Measurement of the Resistance of Electrolytes.—There are two effects of the passage of an electric current which prevent the possibility of measuring electrolytic resistance by the ordinary methods with the direct currents which are used in the case of metals. The products of the chemical decomposition of the electrolyte appear at the electrodes and set up the opposing electromotive force of polarization, and unequal dilution of the solution may occur in the neighbourhood of the two electrodes. The chemical and electrolytic aspects of these phenomena are treated in the article Electrolysis, but from our present point of view also it is evident that they are again of fundamental importance. The polarization at the surface of the electrodes will set up an opposing electromotive force, and the unequal dilution of the solution will turn the electrolyte into a concentration cell and produce a subsidiary electromotive force either in the same direction as that applied or in the reverse according as the anode or the cathode solution becomes the more dilute. Both effects thus involve internal electromotive forces, and prevent the application of Ohm’s law to the electrolytic cell as a whole. But the existence of a definite measurable resistance as a characteristic property of the system depends on the conformity of the system to Ohm’s law, and it is therefore necessary to eliminate both these effects before attempting to measure the resistance.

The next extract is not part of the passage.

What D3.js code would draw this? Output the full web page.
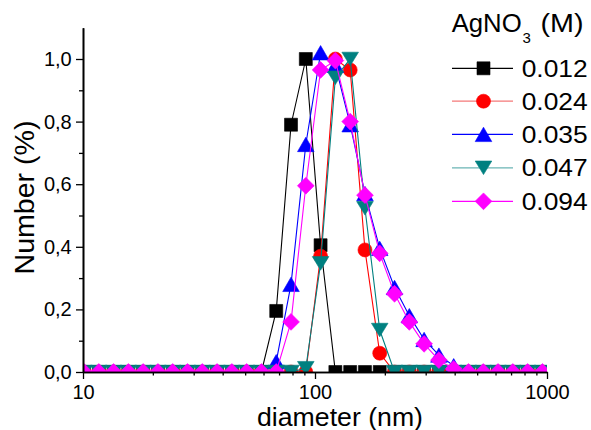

The usual and most satisfactory method of measuring the resistance of electrolytes consists in eliminating the effects of polarization by the use of alternating currents, that is, currents that are reversed in direction many times a second.[1] The chemical action produced by the first current is thus reversed by the second current in the opposite direction, and the polarization caused by the first current on the surface of the electrodes is destroyed before it rises to an appreciable value. The polarization is also diminished in another way. The electromotive force of polarization is due to the deposition of films of the products of chemical decomposition on the surface of the electrodes, and only reaches its full value when a continuous film is formed. If the current be stopped before such a film is completed, the reverse electromotive force is less than its full value. A given current flowing for a given time deposits a definite amount of substance on the electrodes, and therefore the amount per unit area is inversely proportional to the area of the electrodes—to the area of contact, that is, between the electrode and the liquid. Thus, by increasing the area of the electrodes, the polarization due to a given current is decreased. Now the area of free surface of a platinum plate can be increased enormously by coating the plate with platinum black, which is metallic platinum in a spongy state, and with such a plate as electrode the effects of polarization are diminished to a very marked extent. The coating is effected by passing an electric current first one way and then the other between two platinum plates immersed in a 3% solution of platinum chloride to which a trace of lead acetate is sometimes added. The platinized plates thus obtained are quite satisfactory for the investigation of strong solutions. They have the power, however, of absorbing a certain amount of salt from the solutions and of giving it up again when water or more dilute solution is placed in contact with them. The measurement of very dilute solutions is thus made difficult, but, if the plates be heated to
- ↑ F. Kohlrausch and L. Holborn, Das Leitvermögen der Elektrolyte (Leipzig, 1898).